TEAR or tear
/ter/ or /tîr/
To pull, To rip
An act of weeping
a salty liquid
Add tears to the page
recently read
recently pressed
recently torn
Tear open the letter
Tear open the wrapping
Tear open the blouse
Tear up the contract
Tear up the sidewalk
Tear up the page
Tear the cloth
to wrap the wound
Pages that are being sorted are from several years of printing objects that carry or the odd ephemera being carried. Iconic brown paper bags, zip lock plastic bags, handled plastic bags, and woven bags (fibers and metals) are arranged, inked and printed. Pages for the book being assembled are originals or digitally printed versions of the originals. Each page the oddball long and narrow size of 17.5” x 7”.
Original work can sit in a drawer or it can be altered, torn to size to be assembled and held. In many ways better than on a wall, in a frame, behind glass.
The text held within the book being assembled is from my recent participatory performance, Slowly Moving With a Burden Bent. The score is a series of simple actions, each serving as a conversational intermediary. Its intent and outcome changes with the location and the prepared material that is being carried, torn and twisted before being anchored to text.
The simple invitation to tear became a revelation. Folks on the street who stopped to participate were introduced to a somatic understanding of becoming undone and reworked into something else, a poetic moment. Together as we tore fabric we speculated about how household habits have changed over time and wondered about practices of rag making and repurposing materials before or instead of discarding or passing them on.
As I am tearing printed pages and sorting them I am thinking of the tearing of fibers.

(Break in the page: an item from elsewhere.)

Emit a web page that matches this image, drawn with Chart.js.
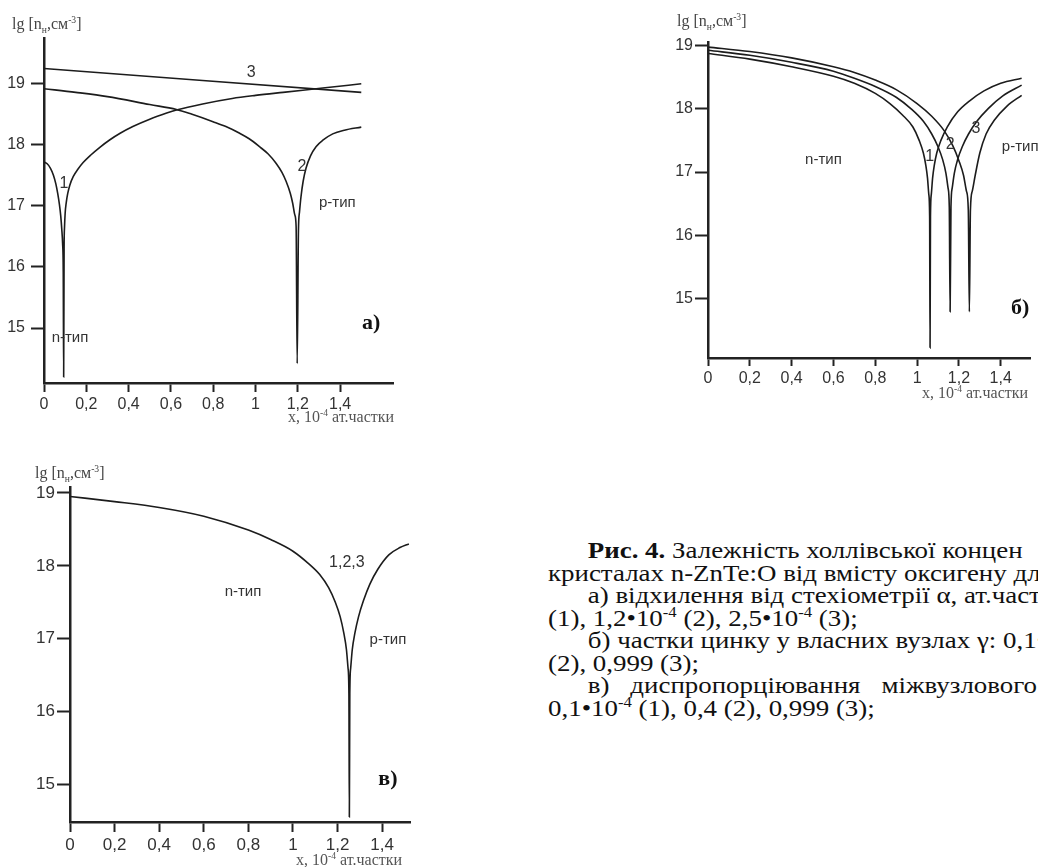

Feeling the rift, the discomfort and the liberation.

After tearing and twisting fiber its ends were attached to text anchors. Reading the tangle at the end of the event revealed and collected the connections in a poetic response archived in this recent artists book (read aloud above).
It is a time of tearing up (sometimes with tears attached). Unmaking and reconsidering intentional gestures of gathering together and belonging to each other and the land.
Feeling the rift, the discomfort and the liberation.